The North Carolina Department of Transportation said it has around 800 trucks working statewide to clear the roads.
Using cell phones became a frustrating experience for many, too, as the heavy phone use impacted cell performance.
Many motorists got out and helped shove other cars out of the way as familiar pathways like Glenwood Avenue, Interstate 40 and the Raleigh Beltline because vast parking lots of frustrated drivers.
At least 50s were left abandoned on Glenwood Avenue past Crabtree Valley Mall.

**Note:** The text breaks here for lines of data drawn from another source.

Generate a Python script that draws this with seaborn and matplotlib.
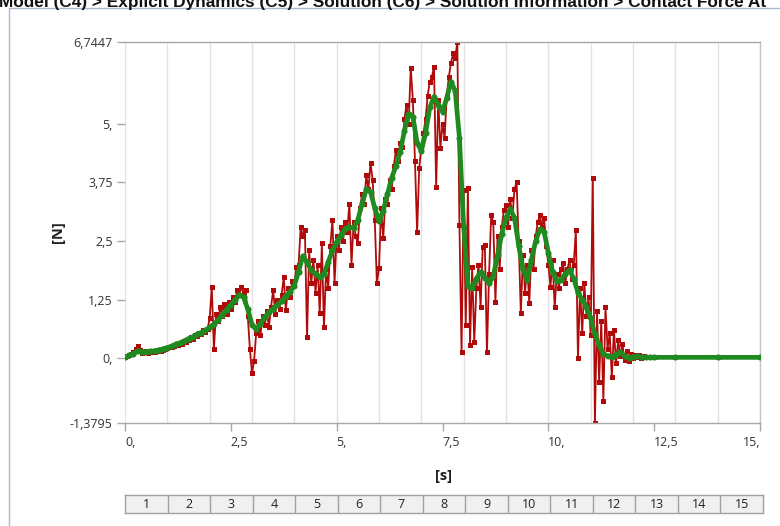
import numpy as np
import pandas as pd
import matplotlib
matplotlib.use("Agg")
import matplotlib.pyplot as plt
from matplotlib.lines import Line2D
import seaborn as sns

# ---------------- data ----------------
title_text = "Model (C4) > Explicit Dynamics (C5) > Solution (C6) > Solution Information > Contact Force At"

red_step = 0.05  # s, sampling of the raw contact-force series (0 .. 12.5 s)
red_force = [
    # 0.00 - 0.95
    0.02, 0.05, 0.08, 0.10, 0.14, 0.20, 0.26, 0.18, 0.12, 0.13, 0.15, 0.12, 0.14, 0.16, 0.13, 0.15, 0.17, 0.15, 0.18, 0.20,
    # 1.00 - 1.95
    0.22, 0.25, 0.24, 0.27, 0.30, 0.28, 0.33, 0.31, 0.36, 0.34, 0.40, 0.45, 0.42, 0.50, 0.47, 0.55, 0.52, 0.60, 0.56, 0.63,
    # 2.00 - 2.95
    0.85, 1.52, 0.20, 0.95, 0.80, 1.10, 0.90, 1.15, 0.95, 1.20, 1.05, 1.30, 1.20, 1.45, 1.35, 1.52, 1.40, 1.45, 0.90, 0.20,
    # 3.00 - 3.95
    -0.32, -0.05, 0.55, 0.80, 0.50, 0.90, 0.70, 1.00, 0.66, 1.10, 1.45, 0.95, 1.25, 1.05, 1.35, 1.73, 1.03, 1.50, 1.30, 1.65,
    # 4.00 - 4.95
    1.60, 1.95, 2.00, 2.80, 2.60, 2.73, 0.45, 2.30, 1.60, 2.10, 1.40, 2.00, 0.96, 2.45, 0.66, 1.90, 1.50, 2.40, 2.95, 1.60,
    # 5.00 - 5.95
    2.60, 2.30, 2.80, 2.50, 2.90, 2.70, 3.30, 2.00, 2.90, 2.60, 2.45, 3.20, 3.50, 3.30, 3.90, 3.60, 4.17, 3.80, 2.95, 1.60,
    # 6.00 - 6.95
    1.92, 3.20, 2.56, 3.40, 3.30, 3.80, 3.60, 4.10, 4.44, 4.20, 4.60, 4.50, 5.10, 5.40, 5.00, 6.20, 5.50, 4.20, 2.69, 4.06,
    # 7.00 - 7.95
    4.50, 4.80, 5.10, 5.60, 5.90, 6.00, 6.22, 3.65, 5.50, 4.49, 5.00, 4.70, 5.60, 6.00, 6.30, 6.50, 6.40, 6.7447, 2.84, 0.13,
    # 8.00 - 8.95
    3.59, 0.70, 3.63, 0.28, 1.94, 0.34, 1.50, 2.00, 1.10, 2.37, 2.41, 0.13, 1.80, 3.05, 2.90, 1.20, 2.60, 1.90, 2.80, 3.16,
    # 9.00 - 9.95
    3.27, 2.80, 3.40, 3.00, 3.60, 3.76, 2.50, 0.96, 2.20, 1.40, 2.00, 1.17, 2.30, 1.90, 2.60, 2.90, 3.05, 2.80, 3.00, 2.40,
    # 10.00 - 10.95
    2.00, 1.52, 2.10, 1.09, 1.80, 1.50, 1.90, 2.03, 1.60, 1.90, 2.10, 1.70, 2.00, 2.73, 0.00, 1.50, 0.53, 1.60, 0.90, 1.30,
    # 11.00 - 11.95
    0.50, 3.85, -1.3795, 1.00, -0.50, 0.80, -0.90, 1.09, 0.20, 0.53, -0.40, 0.60, -0.10, 0.38, 0.05, 0.30, -0.04, 0.15, -0.05, 0.10,
    # 12.00 - 12.50
    0.00, 0.08, 0.02, 0.06, 0.00, 0.04, 0.03, 0.02, 0.02, 0.02, 0.02,
]
red_tail_time = [13.0, 14.0, 15.0]
red_tail_force = [0.02, 0.02, 0.02]

green_step = 0.1  # s, smoothed series (0 .. 12.5 s)
green_force = [
    0.02, 0.06, 0.10, 0.16, 0.14, 0.14, 0.15, 0.16, 0.18, 0.20,   # 0.0 - 0.9
    0.23, 0.26, 0.30, 0.33, 0.37, 0.42, 0.46, 0.51, 0.55, 0.60,   # 1.0 - 1.9
    0.66, 0.73, 0.82, 0.93, 1.04, 1.14, 1.24, 1.36, 1.30, 1.05,   # 2.0 - 2.9
    0.72, 0.62, 0.74, 0.88, 0.98, 1.06, 1.14, 1.22, 1.32, 1.42,   # 3.0 - 3.9
    1.55, 1.85, 2.18, 2.05, 1.88, 1.80, 1.74, 1.80, 2.05, 2.30,   # 4.0 - 4.9
    2.48, 2.62, 2.76, 2.80, 2.78, 2.95, 3.30, 3.60, 3.55, 3.20,   # 5.0 - 5.9
    2.92, 3.15, 3.50, 3.85, 4.10, 4.40, 4.85, 5.22, 5.15, 4.60,   # 6.0 - 6.9
    4.42, 4.80, 5.35, 5.58, 5.40, 5.26, 5.55, 5.90, 5.70, 4.70,   # 7.0 - 7.9
    2.80, 1.55, 1.50, 1.70, 1.84, 1.72, 1.60, 1.75, 2.20, 2.65,   # 8.0 - 8.9
    3.00, 3.18, 3.00, 2.40, 1.90, 1.68, 2.10, 2.50, 2.75, 2.70,   # 9.0 - 9.9
    2.25, 1.85, 1.65, 1.68, 1.80, 1.88, 1.70, 1.40, 1.25, 1.10,   # 10.0 - 10.9
    0.85, 0.52, 0.28, 0.10, 0.05, 0.03, 0.08, 0.13, 0.05, 0.00,   # 11.0 - 11.9
    0.03, 0.04, 0.03, 0.02, 0.02, 0.02,                           # 12.0 - 12.5
]
green_tail_time = [13.0, 14.0, 15.0]
green_tail_force = [0.02, 0.02, 0.02]

x_ticks = [0, 2.5, 5, 7.5, 10, 12.5, 15]
x_tick_labels = ["0,", "2,5", "5,", "7,5", "10,", "12,5", "15,"]
y_ticks = [-1.3795, 0, 1.25, 2.5, 3.75, 5, 6.7447]
y_tick_labels = ["-1,3795", "0,", "1,25", "2,5", "3,75", "5,", "6,7447"]
step_labels = ["1", "2", "3", "4", "5", "6", "7", "8", "9", "10", "11", "12", "13", "14", "15"]

# ---------------- tables ----------------
red_t = list(np.round(np.arange(len(red_force)) * red_step, 3)) + red_tail_time
df_red = pd.DataFrame({"t": red_t, "F": red_force + red_tail_force})
green_t = list(np.round(np.arange(len(green_force)) * green_step, 3)) + green_tail_time
df_green = pd.DataFrame({"t": green_t, "F": green_force + green_tail_force})

# ---------------- figure ----------------
sns.set_theme(style="white")
plt.rcParams["font.family"] = ["Open Sans", "DejaVu Sans"]

W, H = 780, 526
fig = plt.figure(figsize=(W / 100, H / 100), dpi=100)
fig.patch.set_facecolor("white")

ax_l, ax_r, ax_t, ax_b = 125, 760, 42, 423
ax = fig.add_axes([ax_l / W, 1 - ax_b / H, (ax_r - ax_l) / W, (ax_b - ax_t) / H])
ax.set_facecolor("white")

for xv in range(0, 16):
    ax.axvline(xv, color="#e3e3e3", lw=1, zorder=0)

sns.lineplot(data=df_red, x="t", y="F", ax=ax, color="#b00a0a", lw=1.3,
             marker="s", markersize=3.6, markeredgewidth=0, estimator=None,
             sort=False, zorder=2)
sns.lineplot(data=df_green, x="t", y="F", ax=ax, color="#1f8a1f", lw=3.4,
             marker="o", markersize=4.4, markeredgewidth=0, estimator=None,
             sort=False, zorder=3)

ax.set_xlim(0, 15)
ax.set_ylim(-1.3795, 6.7447)
ax.set_xticks(x_ticks)
ax.set_xticklabels(x_tick_labels)
ax.set_yticks(y_ticks)
ax.set_yticklabels(y_tick_labels)
ax.grid(False)

ax.spines["left"].set_visible(False)
ax.spines["top"].set_color("#a8a8a8")
ax.spines["bottom"].set_color("#a8a8a8")
ax.spines["right"].set_color("#c4c4c4")
for s in ax.spines.values():
    s.set_linewidth(1)

ax.tick_params(axis="both", which="both", length=6, width=1, color="#a8a8a8",
               labelsize=9, labelcolor="#333333", direction="out")
ax.tick_params(axis="x", pad=3, bottom=True)
ax.tick_params(axis="y", pad=3, left=True)

xl = ax.get_xticklabels()
for i, lab in enumerate(xl):
    if i == len(xl) - 1:
        lab.set_ha("right")
    else:
        lab.set_ha("left")

ax.set_xlabel("[s]", fontweight="bold", fontsize=10.5, color="#222222")
ax.xaxis.label.set_va("center")
ax.xaxis.set_label_coords((443 - ax_l) / (ax_r - ax_l), (ax_b - 476) / (ax_b - ax_t))
ax.set_ylabel("[N]", fontweight="bold", fontsize=10.5, color="#222222")
ax.yaxis.label.set_va("center")
ax.yaxis.set_label_coords((58 - ax_l) / (ax_r - ax_l), (ax_b - 232) / (ax_b - ax_t))

# step table under the chart
tb_t, tb_b = 495, 513
tax = fig.add_axes([ax_l / W, 1 - tb_b / H, (763 - ax_l) / W, (tb_b - tb_t) / H])
tax.set_facecolor("#f0f0f0")
tax.set_xlim(0, len(step_labels))
tax.set_ylim(0, 1)
tax.set_xticks([])
tax.set_yticks([])
for s in tax.spines.values():
    s.set_color("#a0a0a0")
    s.set_linewidth(1)
for i, lab in enumerate(step_labels):
    if i > 0:
        tax.axvline(i, color="#a0a0a0", lw=1)
    tax.text(i + 0.5, 0.45, lab, ha="center", va="center", fontsize=9, color="#222222")

# frame and (clipped, as in the reference) title
fig.add_artist(Line2D([9 / W, 9 / W], [0, 1 - 8 / H], color="#aab8cf", lw=1, transform=fig.transFigure))
fig.add_artist(Line2D([9 / W, 1], [1 - 8 / H, 1 - 8 / H], color="#aab8cf", lw=1, transform=fig.transFigure))
fig.text(-1 / W, 1 - 7 / H, title_text, ha="left", va="baseline", fontsize=12.4,
         fontweight="bold", family=["Liberation Sans", "DejaVu Sans"], color="#111111")

fig.savefig("out.png", dpi=100, facecolor="white")
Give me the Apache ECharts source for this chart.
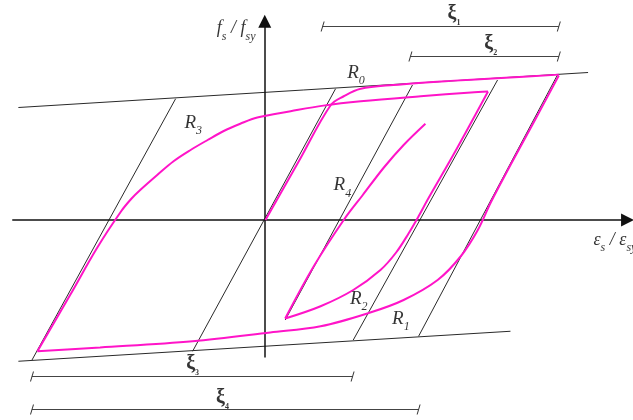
<!DOCTYPE html>
<html lang="en">
<head>
<meta charset="UTF-8">
<title>Menegotto-Pinto steel loop</title>
<script src="https://cdn.jsdelivr.net/npm/echarts@6/dist/echarts.min.js"></script>
<style>
    html, body { margin: 0; padding: 0; background: #fff; }
    #main { width: 633px; height: 420px; }
</style>
</head>
<body>
<div id="main"></div>
<script>
// x = eps_s / eps_sy, y = f_s / f_sy
var upperEnvelope = [[-3.63, 0.88], [4.74, 1.16]];
var lowerEnvelope = [[-3.63, -1.15], [3.60, -0.91]];
var elasticLines = [
    [[-3.43, -1.14], [-1.32, 0.95]],
    [[-1.07, -1.07], [1.03, 1.03]],
    [[0.29, -0.82], [2.16, 1.06]],
    [[1.29, -0.98], [3.41, 1.10]],
    [[2.25, -0.95], [4.29, 1.14]]
];
var axisX = [[-3.72, -0.02], [5.32, -0.02]];
var axisY = [[-0.01, -1.12], [-0.01, 1.57]];

// pink branches
var curveR0 = [[0, -0.02], [0.49, 0.45], [0.96, 0.90], [1.15, 0.97], [1.40, 1.03], [1.88, 1.06], [2.72, 1.093], [3.46, 1.116], [4.31, 1.143]];
var curveR1 = [[4.31, 1.136], [3.94, 0.76], [3.60, 0.42], [3.31, 0.12], [3.12, -0.10], [2.87, -0.31], [2.53, -0.50],
    [2.03, -0.66], [1.54, -0.76], [0.81, -0.87], [0.07, -0.92], [-1.07, -0.99], [-2.43, -1.04], [-3.35, -1.07]];
var curveR3 = [[-3.35, -1.07], [-2.87, -0.62], [-2.47, -0.24], [-2.12, 0.05], [-1.97, 0.15], [-1.84, 0.22], [-1.59, 0.34],
    [-1.35, 0.45], [-1.10, 0.54], [-0.85, 0.62], [-0.62, 0.69], [-0.37, 0.75], [-0.12, 0.80], [0.37, 0.85], [0.85, 0.895],
    [1.40, 0.93], [2.28, 0.97], [3.02, 1.0], [3.27, 1.008]];
var curveR2 = [[3.27, 1.008], [2.79, 0.53], [2.38, 0.14], [2.25, 0.01], [2.10, -0.13], [1.92, -0.28], [1.69, -0.42],
    [1.29, -0.58], [0.81, -0.71], [0.29, -0.808]];
var curveR4 = [[0.29, -0.808], [0.71, -0.39], [1.15, -0.02], [1.43, 0.18], [1.74, 0.40], [2.03, 0.58], [2.35, 0.75]];

// dimension bars
var dimBars = [
    [[0.84, 1.528], [4.31, 1.528]],
    [[2.13, 1.288], [4.31, 1.288]],
    [[-3.43, -1.272], [1.28, -1.272]],
    [[-3.43, -1.536], [2.25, -1.536]]
];

var annotations = [
    ['{m|R}{s|0}', [1.33, 1.14]],
    ['{m|R}{s|3}', [-1.06, 0.74]],
    ['{m|R}{s|4}', [1.13, 0.24]],
    ['{m|R}{s|2}', [1.37, -0.67]],
    ['{m|R}{s|1}', [1.99, -0.83]],
    ['{f|f}{fs|s}{f| / f}{fs|sy}', [-0.43, 1.49]],
    ['{x|ξ}{xs|1}', [2.77, 1.62]],
    ['{x|ξ}{xs|2}', [3.31, 1.38]],
    ['{x|ξ}{xs|3}', [-1.07, -1.18]],
    ['{x|ξ}{xs|4}', [-0.63, -1.455]]
];
var axisTitleX = ['{e|ε}{es|s}{e| / ε}{es|sy}', [4.82, -0.20]];

var pink = '#ff14c8';
var ink = '#2a2a2a';

function seg(pts, color, width, smooth, z) {
    return {
        type: 'line', data: pts, symbol: 'none', smooth: smooth, silent: true,
        lineStyle: { color: color, width: width }, z: z
    };
}

var serif = 'Liberation Serif';
var rich = {
    m: { fontFamily: serif, fontStyle: 'italic', fontSize: 19, color: '#000', padding: [0, 0, 5, 0] },
    s: { fontFamily: serif, fontStyle: 'italic', fontSize: 12, color: '#000', verticalAlign: 'bottom' },
    f: { fontFamily: serif, fontStyle: 'italic', fontSize: 18, color: '#000', padding: [0, 0, 5, 0] },
    fs: { fontFamily: serif, fontStyle: 'italic', fontSize: 12, color: '#000', verticalAlign: 'bottom' },
    x: { fontFamily: serif, fontWeight: 'bold', fontSize: 20, color: '#000', padding: [0, 0, 3, 0] },
    xs: { fontFamily: serif, fontWeight: 'bold', fontSize: 8, color: '#000', verticalAlign: 'bottom' },
    e: { fontFamily: serif, fontStyle: 'italic', fontSize: 18, color: '#000', padding: [0, 0, 4, 0] },
    es: { fontFamily: serif, fontStyle: 'italic', fontSize: 12, color: '#000', verticalAlign: 'bottom' }
};

var series = [];
series.push(seg(upperEnvelope, ink, 1, false, 2));
series.push(seg(lowerEnvelope, ink, 1, false, 2));
elasticLines.forEach(function (l) { series.push(seg(l, ink, 1, false, 2)); });

series.push({
    type: 'lines', coordinateSystem: 'cartesian2d', silent: true, z: 3,
    symbol: ['none', 'triangle'], symbolSize: [9, 13],
    lineStyle: { color: '#111', width: 1.5, opacity: 1 },
    data: [{ coords: axisX }, { coords: axisY }]
});

dimBars.forEach(function (b) {
    series.push({
        type: 'line', data: b, silent: true, z: 2,
        symbol: 'path://M3,0 L4,0 L1,10 L0,10 Z', symbolSize: [4, 10], showSymbol: true,
        itemStyle: { color: '#333' },
        lineStyle: { color: '#444', width: 1.2 }
    });
});

[curveR0, curveR1, curveR3, curveR2, curveR4].forEach(function (c) {
    series.push(seg(c, pink, 2, 0.35, 5));
});

series.push({
    type: 'scatter', symbolSize: 0, silent: true, z: 6,
    data: annotations.map(function (a) {
        return { value: a[1], label: { show: true, position: 'inside', formatter: a[0], rich: rich } };
    }).concat([{
        value: axisTitleX[1],
        label: { show: true, position: 'right', distance: 0, formatter: axisTitleX[0], rich: rich }
    }])
});

var myChart = echarts.init(document.getElementById('main'));
myChart.setOption({
    animation: false,
    backgroundColor: '#fff',
    grid: { left: 0, right: 0, top: 0, bottom: 0 },
    xAxis: { type: 'value', min: -3.9, max: 5.4, show: false },
    yAxis: { type: 'value', min: -1.62, max: 1.74, show: false },
    series: series
});
</script>
</body>
</html>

In Durham, there were 330 calls to 911 dispatchers between 2 and 3 p.m. and another 297 911 calls between 3 and 4 p.m. There were 12 traffic accidents by 4 p.m., Durham Police said.
The stunning gridlock reminded many of 2005, but with the important difference that many schools were out Wednesday so at least the roads were not jammed with school buses.
Traffic on I-40 eastbound between Davis Drive and Miami Boulevard was at a complete stop as of 1:50 p.m.
Triangle roads at 2 p.m. Wednesday
Some around the Triangle even left their cars as they scrambled to get indoors. The scene was suddenly reminiscent of the gridlock that hit Atlanta in the storm earlier this month.
WNCN reporter Jonathan Rodriguez, en route to Johnston County on I-40, said the heavy snow made it impossible to see where the lanes were.
Also in Durham County, there was stop and go traffic between Miami Boulevard and I-440 and stop and go traffic between the Durham Freeway and Highway 147.
In Wake County, traffic was slowed and often stopped across most major arteries.
Problems were so extensive in Chapel Hill that police said they would only respond to serious accidents and they asked motorists involved in minor accidents to just exchange information and contact police later.